A nossa formação que durante décadas (como o ensino médico em geral) foi fortemente centrado na técnica, no individualismo e principalmente na fragmentação do saber, se vê diante de enormes contradições. Podemos afirmar que, via de regra,  as nossas escolas continuam formando um profissional na contra-mão das necessidades do mercado, da política de saúde vigente e da nova realidade epidemiológica do país. A convergência destes fatores apontam para a necessidade de incorporação de novos saberes na formação deste profissional.  Política de Saúde, Modelo de Atenção, equidade, Controle Social, Interdisciplinaridade, Vigilância em Saúde, Promoção de Saúde, devem obrigatoriamente fazer parte do universo e da formação deste novo profissional de odontologia, o que poderá fazer dele um cidadão mais identificado com a realidade social, capaz de interagir com outras áreas do conhecimento, participando e formulando política de saúde, ampliando o seu foco de ação da boca, do dente, ou do “buraco do dente”, para uma visão de totalidade, de compreensão do processo saúde e doença para além do aspecto biológico. 

Este arcabouço teórico-prático deve caminhar pari-passo as atividades e as disciplinas clínicas, as quais também devem estar adequadas à responsabilidade de promover saúde. Não podemos deixar de considerar que um profissional deve ser sobretudo um bom clínico geral. Não desconsideramos também  a importância das disciplinas clínicas destinadas à formação do profissional voltado para as  especialidades odontológicas, que hoje se constitui em um dos nós na busca da garantia da integralidade de atenção à saúde bucal no SUS. Mas além de saber fazer, é importante estimular o acadêmico a pensar como  fazer? Quais as estratégias à implementar?  

A odontologia não pode se limitar a trabalhar apenas com ferramentas para diagnóstico clínico, mas sobretudo, estar familiarizado com outros instrumentos, tais como, Epidemiologia, Estatística, Bioética, Educação e suas estratégias pedagógicas, Evidências e Representações sociais, com atuação pautada na vigilância em saúde e na responsabilidade sanitária, aptos à construção de diagnóstico clínico e epidemiológico e com capacidade de inserção na comunidade.

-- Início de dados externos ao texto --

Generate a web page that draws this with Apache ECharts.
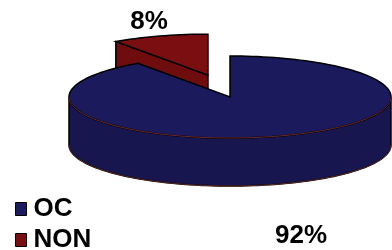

      Um dado que vem corroborar com este momento a qual atravessa a odontologia, é o incremento de pesquisas e trabalhos com vinculação aos serviços. Uma análise feita nos Anais do Congresso da Sociedade Brasileira de Pesquisa Odontológica (SBPqO), demonstraram uma grande evolução dos trabalhos dentro desta linha, até mesmo nos eventos tradicionalmente clínicos, tem-se criado espaços alternativos para discussões vinculadas à saúde coletiva.  

Atualmente muito se discute a inserção da saúde bucal no Programa de Saúde da Família, algumas portarias já foram definidas pelo Ministério da Saúde, inclusive com alocação de incentivo financeiro. No entanto, mais importante que esta inserção, talvez sejam as reflexões que deverão advir no campo da formação de profissionais em odontologia.            

Desta forma, a disciplina de Odontologia Social e Preventiva espera contribuir na ampliação dos horizontes de interesse de atuação dos graduandos, transformando-os em verdadeiros catalisadores das novas práticas coletivas na saúde.